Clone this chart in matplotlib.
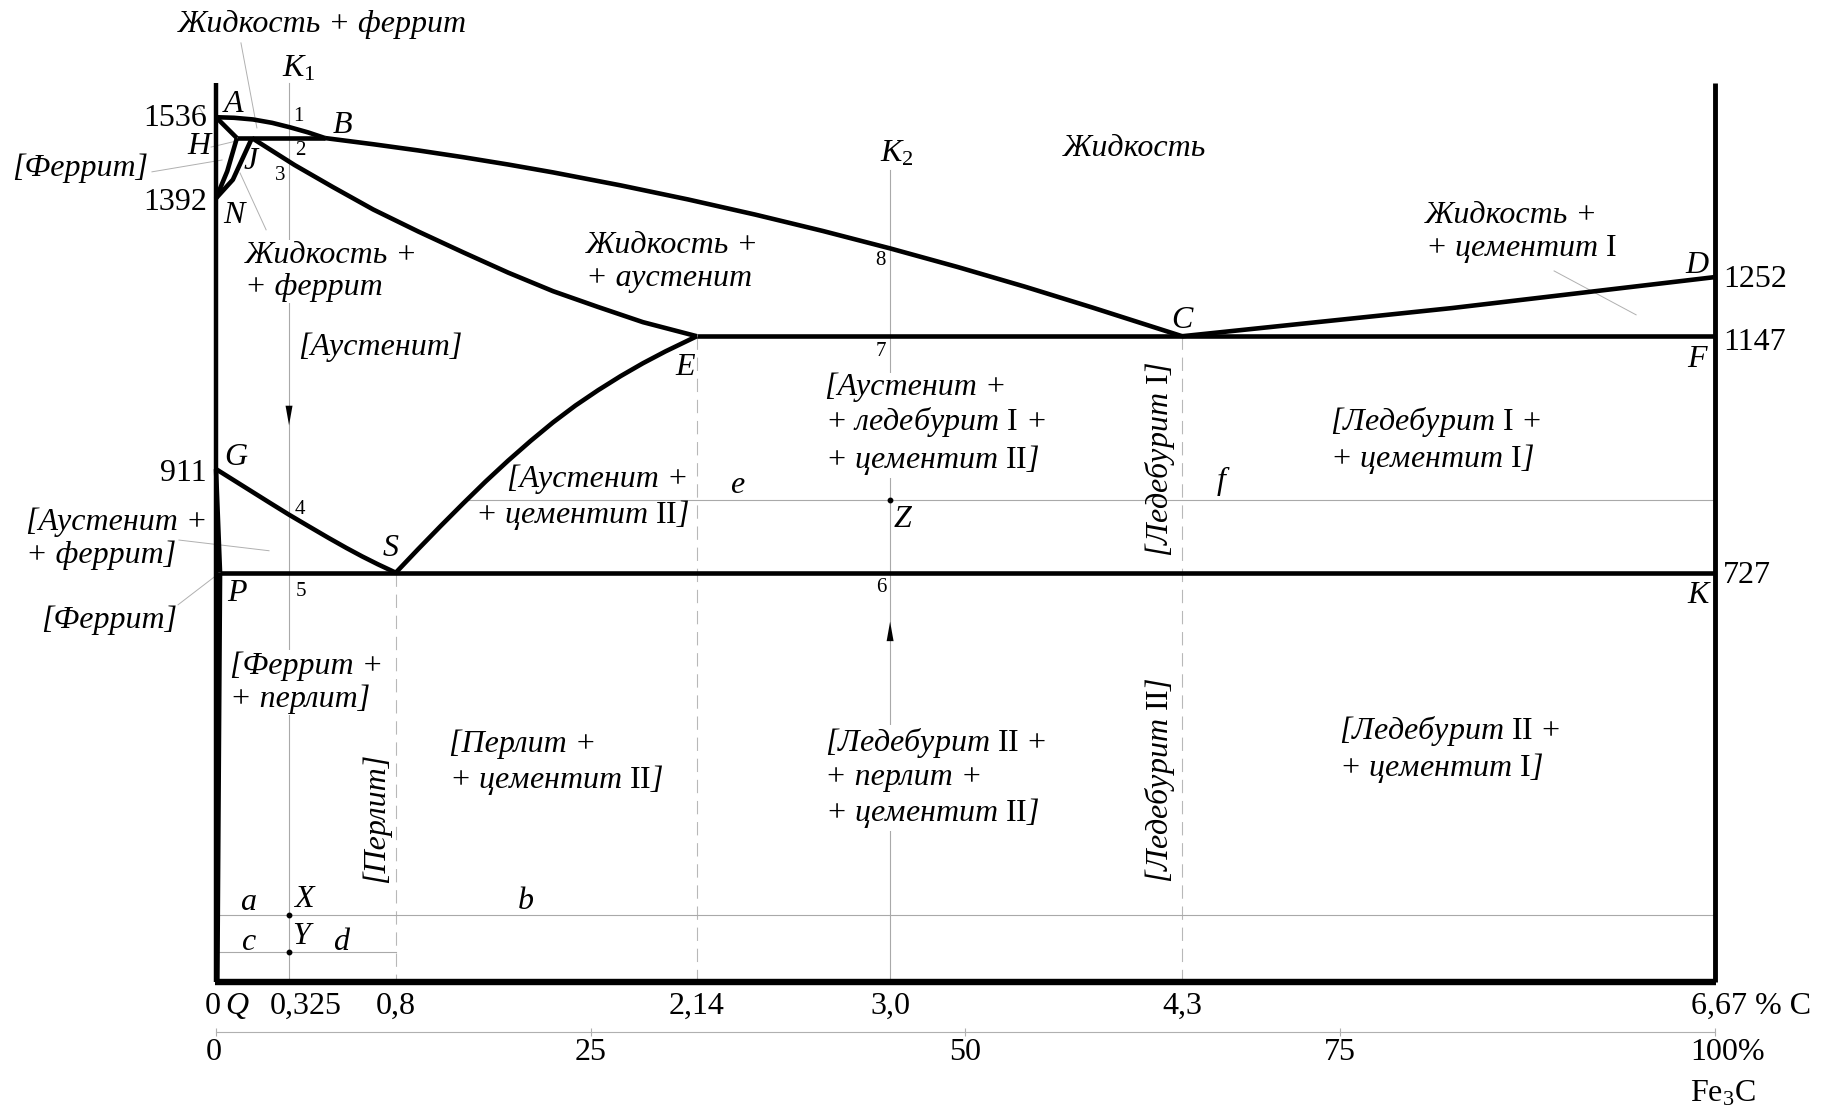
import matplotlib
matplotlib.use('Agg')
import matplotlib.pyplot as plt

plt.rcParams['font.family'] = ['Liberation Serif', 'DejaVu Serif']
plt.rcParams['mathtext.fontset'] = 'custom'
plt.rcParams['mathtext.rm'] = 'Liberation Serif'
plt.rcParams['mathtext.it'] = 'Liberation Serif:italic'
plt.rcParams['mathtext.bf'] = 'Liberation Serif:bold'

# ---------------- data: composition (% C) and temperature (deg C) ----------------
C_MAX = 6.67
T_TOP = 1597
T_K2_TOP = 1442

AB_x = [0.0, 0.08, 0.165, 0.25, 0.33, 0.41, 0.485]
AB_T = [1536, 1535, 1532, 1526, 1518, 1509, 1499]
AH_x = [0.0, 0.093]
AH_T = [1536, 1499]
HN_x = [0.093, 0.05, 0.0]
HN_T = [1499, 1440, 1392]
JN_x = [0.16, 0.075, 0.0]
JN_T = [1499, 1425, 1392]
HJB_x = [0.093, 0.485]
HJB_T = [1499, 1499]
BC_x = [0.485, 0.7, 0.9, 1.1, 1.3, 1.5, 1.8, 2.1, 2.4, 2.7, 3.0, 3.3, 3.6, 3.9, 4.3]
BC_T = [1499, 1488, 1477, 1465, 1452, 1438, 1415, 1390, 1363, 1334, 1303, 1270, 1235, 1198, 1147]
JE_x = [0.16, 0.35, 0.52, 0.7, 0.9, 1.1, 1.3, 1.5, 1.7, 1.9, 2.14]
JE_T = [1499, 1451, 1412, 1372, 1333, 1296, 1260, 1227, 1199, 1172, 1147]
ES_x = [0.8, 0.9, 1.0, 1.1, 1.2, 1.3, 1.4, 1.5, 1.6, 1.7, 1.8, 1.9, 2.0, 2.14]
ES_T = [727, 769, 810, 850, 889, 926, 961, 994, 1024, 1051, 1076, 1099, 1120, 1147]
GS_x = [0.0, 0.08, 0.16, 0.24, 0.325, 0.41, 0.5, 0.58, 0.65, 0.72, 0.8]
GS_T = [911, 891, 871, 851, 830, 810, 789, 771, 756, 742, 727]
CD_x = [4.3, 5.5, 6.67]
CD_T = [1147, 1197, 1252]
ECF_x = [2.14, 6.67]
ECF_T = [1147, 1147]
GP_x = [0.0, 0.018]
GP_T = [911, 727]
PQ_x = [0.018, 0.006]
PQ_T = [727, 0]
PSK_x = [0.018, 6.67]
PSK_T = [727, 727]

K1_x = 0.325
K2_x = 3.0
dashed_x = [0.8, 2.14, 4.3]
dashed_T = [727, 1147, 1147]
line_e_T = 856
line_e_x0 = 1.11
line_X_T = 119
line_Y_T = 53
dots_x = [0.325, 0.325, 3.0]
dots_T = [119, 53, 856]

fe3c_pct = [0, 25, 50, 75, 100]
fe3c_labels = ['0', '25', '50', '75', '100%']
T_FE3C_AXIS = -89

comp_ticks = [0.40, 0.8, 2.14, 3.0, 4.3]
comp_labels = ['0,325', '0,8', '2,14', '3,0', '4,3']

# ---------------- figure ----------------
fig = plt.figure(figsize=(18.32, 11.12), dpi=100)
ax = fig.add_axes([0, 0, 1, 1])
ax.set_xlim(-0.9613, 7.1918)
ax.set_ylim(-230.9, 1744.2)
ax.axis('off')

BLACK = 'black'
GRAY = '#a9a9a9'
LW = 3.3

def thick(x, y, lw=LW):
    ax.plot(x, y, color=BLACK, lw=lw, solid_capstyle='butt', solid_joinstyle='round', zorder=5)

def thin(x, y, lw=0.8, color=GRAY, **kw):
    ax.plot(x, y, color=color, lw=lw, zorder=2, **kw)

# thin construction lines
thin([K1_x, K1_x], [T_TOP, 0])
thin([K2_x, K2_x], [T_K2_TOP, 0])
for xd, td in zip(dashed_x, dashed_T):
    ax.plot([xd, xd], [td, 0], color='#b8b8b8', lw=0.8, dashes=(12, 7), zorder=2)
thin([line_e_x0, C_MAX], [line_e_T, line_e_T])
thin([0, C_MAX], [line_X_T, line_X_T])
thin([0, 0.8], [line_Y_T, line_Y_T])
ax.plot(dots_x, dots_T, 'o', color=BLACK, ms=3.2, zorder=6)

# leader lines
leaders = [((0.111, 0.182), (1668, 1517)), ((-0.285, 0.027), (1439, 1460)),
           ((-0.022, 0.093), (1483, 1494)), ((0.107, 0.223), (1437, 1336)),
           ((-0.165, 0.236), (785, 766)), ((-0.169, -0.009), (670, 719)),
           ((5.955, 6.32), (1263, 1185)), ((-0.076, -0.053), (1554, 1540))]
for lx, lt in leaders:
    thin(lx, lt, lw=0.7, color='#b0b0b0')

# arrows on K1 (down) and K2 (up)
ax.annotate('', xy=(K1_x, 984), xytext=(K1_x, 1030),
            arrowprops=dict(arrowstyle='-|>,head_length=1.4,head_width=0.25', color=BLACK, lw=0.01), zorder=6)
ax.annotate('', xy=(K2_x, 645), xytext=(K2_x, 600),
            arrowprops=dict(arrowstyle='-|>,head_length=1.4,head_width=0.25', color=BLACK, lw=0.01), zorder=6)

# frame
thick([0, 0], [T_TOP, 0], lw=3.2)
thick([C_MAX, C_MAX], [T_TOP, 0], lw=3.5)
thick([-0.005, C_MAX + 0.007], [0, 0], lw=4.6)

# phase boundaries
for xs, ts in [(AB_x, AB_T), (AH_x, AH_T), (HN_x, HN_T), (JN_x, JN_T), (HJB_x, HJB_T),
               (BC_x, BC_T), (JE_x, JE_T), (ES_x, ES_T), (GS_x, GS_T), (CD_x, CD_T),
               (ECF_x, ECF_T), (GP_x, GP_T), (PQ_x, PQ_T), (PSK_x, PSK_T)]:
    thick(xs, ts)

# Fe3C scale
fx = [p / 100 * C_MAX for p in fe3c_pct]
thin([0, C_MAX], [T_FE3C_AXIS, T_FE3C_AXIS], lw=0.8, color='#b0b0b0')
ax.plot(fx, [T_FE3C_AXIS] * len(fx), '|', color='#b0b0b0', ms=6, mew=0.8, zorder=2)

# ---------------- text ----------------
FS = 23
WB = dict(facecolor='white', edgecolor='none', pad=1.0)

def lab(x, t, s, size=FS, style='italic', ha='left', va='center', **kw):
    ax.text(x, t, s, fontsize=size, fontstyle=style, ha=ha, va=va, zorder=7,
            linespacing=1.15, **kw)

# region labels
lab(0.472, 1700, 'Жидкость + феррит', ha='center')
lab(-0.303, 1446, '[Феррит]', ha='right')
lab(0.129, 1262, 'Жидкость +\n+ феррит', bbox=WB)
lab(0.365, 1128, '[Аустенит]')
lab(1.647, 1279, 'Жидкость +\n+ аустенит')
lab(3.769, 1481, 'Жидкость')
lab(5.380, 1330, 'Жидкость +\n+ цементит $\\mathrm{I}$')
lab(2.710, 990, '[Аустенит +\n+ ледебурит $\\mathrm{I}$ +\n+ цементит $\\mathrm{II}$]', bbox=WB)
lab(4.958, 962, '[Ледебурит $\\mathrm{I}$ +\n+ цементит $\\mathrm{I}$]')
lab(2.105, 859, '[Аустенит +\n+ цементит $\\mathrm{II}$]', ha='right', multialignment='right')
lab(-0.846, 788, '[Аустенит +\n+ феррит]')
lab(-0.779, 642, '[Феррит]')
lab(0.062, 532, '[Феррит +\n+ перлит]', bbox=WB)
lab(0.712, 291, '[Перлит]', ha='center', rotation=90)
lab(1.037, 388, '[Перлит +\n+ цементит $\\mathrm{II}$]')
lab(2.710, 362, '[Ледебурит $\\mathrm{II}$ +\n+ перлит +\n+ цементит $\\mathrm{II}$]', bbox=WB)
lab(4.201, 929, '[Ледебурит $\\mathrm{I}$]', ha='center', rotation=90)
lab(4.201, 359, '[Ледебурит $\\mathrm{II}$]', ha='center', rotation=90)
lab(4.998, 413, '[Ледебурит $\\mathrm{II}$ +\n+ цементит $\\mathrm{I}$]')

# point letters
letters = [('A', 0.076, 1558), ('B', 0.561, 1521), ('H', -0.076, 1484), ('J', 0.156, 1457),
           ('N', 0.080, 1361), ('G', 0.089, 931), ('P', 0.093, 690), ('S', 0.779, 770),
           ('E', 2.087, 1091), ('C', 4.299, 1175), ('D', 6.591, 1272), ('F', 6.591, 1105),
           ('K', 6.596, 686), ('e', 2.319, 882), ('f', 4.473, 889), ('Z', 3.053, 821),
           ('a', 0.142, 141), ('X', 0.392, 146), ('b', 1.380, 143), ('c', 0.142, 70),
           ('Y', 0.378, 80), ('d', 0.556, 70), ('Q', 0.093, -44)]
for s, x, t in letters:
    lab(x, t, s, ha='center')
lab(0.369, 1622, '$\\mathit{K}_{\\mathrm{1}}$', ha='center')
lab(3.031, 1471, '$\\mathit{K}_{\\mathrm{2}}$', ha='center')

# small numbers along K1 / K2
nums = [('1', 0.365, 1538), ('2', 0.374, 1476), ('3', 0.285, 1433), ('4', 0.374, 840),
        ('5', 0.378, 694), ('6', 2.959, 700), ('7', 2.959, 1119), ('8', 2.959, 1281)]
for s, x, t in nums:
    lab(x, t, s, size=15, style='normal', ha='center')

# temperature labels
for t_val, t_pos in [(1536, 1533), (1392, 1384), (911, 903)]:
    lab(-0.040, t_pos, str(t_val), style='normal', ha='right')
for t_val, t_pos in [(1252, 1247), (1147, 1136), (727, 722)]:
    lab(6.707, t_pos, str(t_val), style='normal', ha='left')

# composition labels
lab(-0.013, -44, '0', style='normal', ha='center')
for x, s in zip(comp_ticks, comp_labels):
    lab(x, -44, s, style='normal', ha='center')
lab(6.564, -44, '6,67 % C', style='normal', ha='left')

# Fe3C scale labels
for p, s in zip(fe3c_pct, fe3c_labels):
    xx = p / 100 * C_MAX
    if p == 0:
        xx = -0.01
    if p == 100:
        xx = 6.725
    lab(xx, -126, s, style='normal', ha='center')
lab(6.707, -199, 'Fe$_3$C', style='normal', ha='center')

fig.savefig('out.png', dpi=100, facecolor='white')
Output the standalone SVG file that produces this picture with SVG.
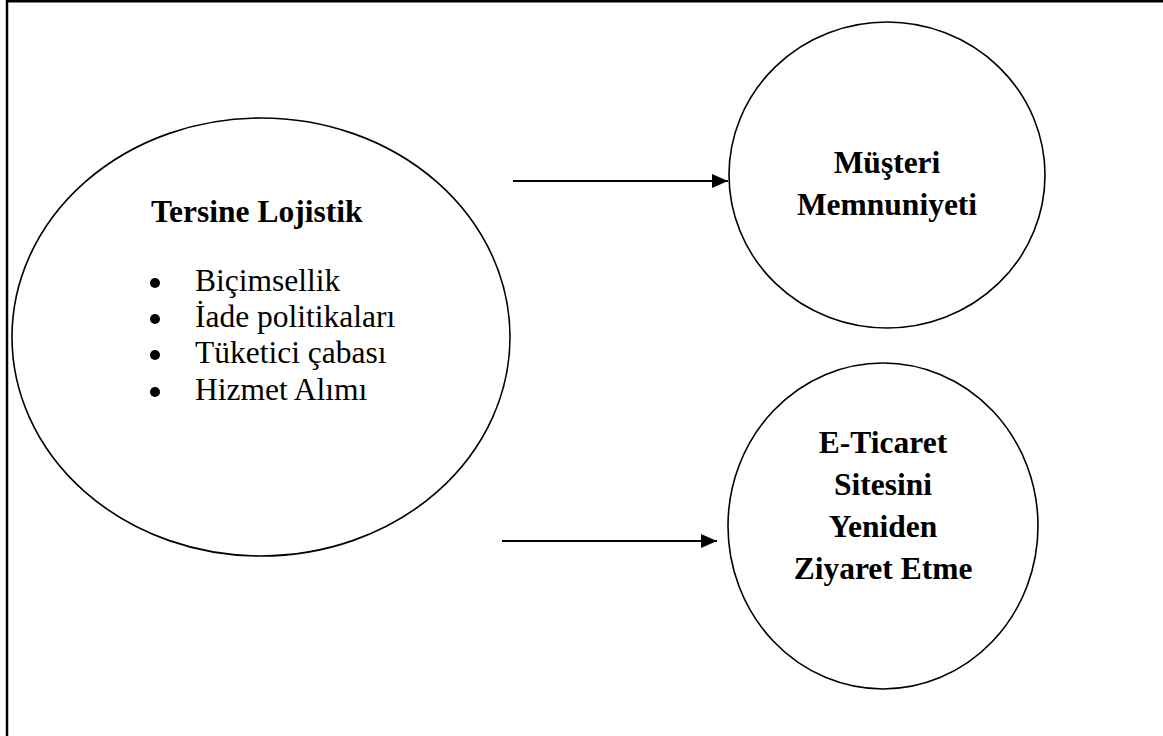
<svg xmlns="http://www.w3.org/2000/svg" width="1163" height="736" viewBox="0 0 1163 736">
<style>
.shape{fill:none;stroke:#000;stroke-width:1.6}
.frame{fill:none;stroke:#000;stroke-width:2.5}
.conn{stroke:#000;stroke-width:2}
.t{font-family:"Liberation Serif","Times New Roman",serif;font-size:31.5px;fill:#000}
.b{font-weight:bold}
.m{text-anchor:middle}
</style>
<defs>
<marker id="arr" viewBox="0 0 16 14" refX="16" refY="7" markerWidth="16" markerHeight="14" markerUnits="userSpaceOnUse" orient="auto">
<path d="M0,0 L16,7 L0,14 Z" fill="#000"/>
</marker>
</defs>
<rect width="1163" height="736" fill="#fff"/>
<path class="frame" d="M7,736 L7,1.2 L1163,1.2"/>
<g id="node-tersine">
<ellipse class="shape" cx="261" cy="337" rx="249" ry="219"/>
<text class="t b" x="151" y="222">Tersine Lojistik</text>
<circle cx="155" cy="283" r="5"/>
<text class="t" x="195" y="291">Biçimsellik</text>
<circle cx="155" cy="319" r="5"/>
<text class="t" x="195" y="327">İade politikaları</text>
<circle cx="155" cy="355" r="5"/>
<text class="t" x="195" y="363">Tüketici çabası</text>
<circle cx="155" cy="392" r="5"/>
<text class="t" x="195" y="400">Hizmet Alımı</text>
</g>
<g id="node-musteri">
<ellipse class="shape" cx="887" cy="175" rx="158" ry="153"/>
<text class="t b m" x="887" y="173">Müşteri</text>
<text class="t b m" x="887" y="215">Memnuniyeti</text>
</g>
<g id="node-eticaret">
<ellipse class="shape" cx="883" cy="526" rx="155" ry="163"/>
<text class="t b m" x="883" y="453">E-Ticaret</text>
<text class="t b m" x="883" y="495">Sitesini</text>
<text class="t b m" x="883" y="537">Yeniden</text>
<text class="t b m" x="883" y="579">Ziyaret Etme</text>
</g>
<g id="connectors">
<line class="conn" x1="513" y1="181" x2="728" y2="181" marker-end="url(#arr)"/>
<line class="conn" x1="502" y1="541" x2="717" y2="541" marker-end="url(#arr)"/>
</g>
</svg>
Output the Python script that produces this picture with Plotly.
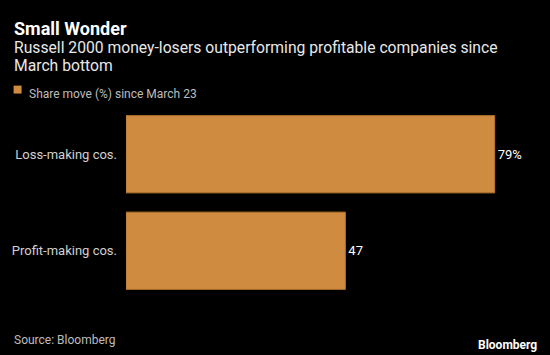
__________________________________________________
Select and copy every line of the listing with the word "that".

__Final answer__
Output the standalone SVG file that produces this picture with SVG.
Output the Python script that produces this picture with Plotly.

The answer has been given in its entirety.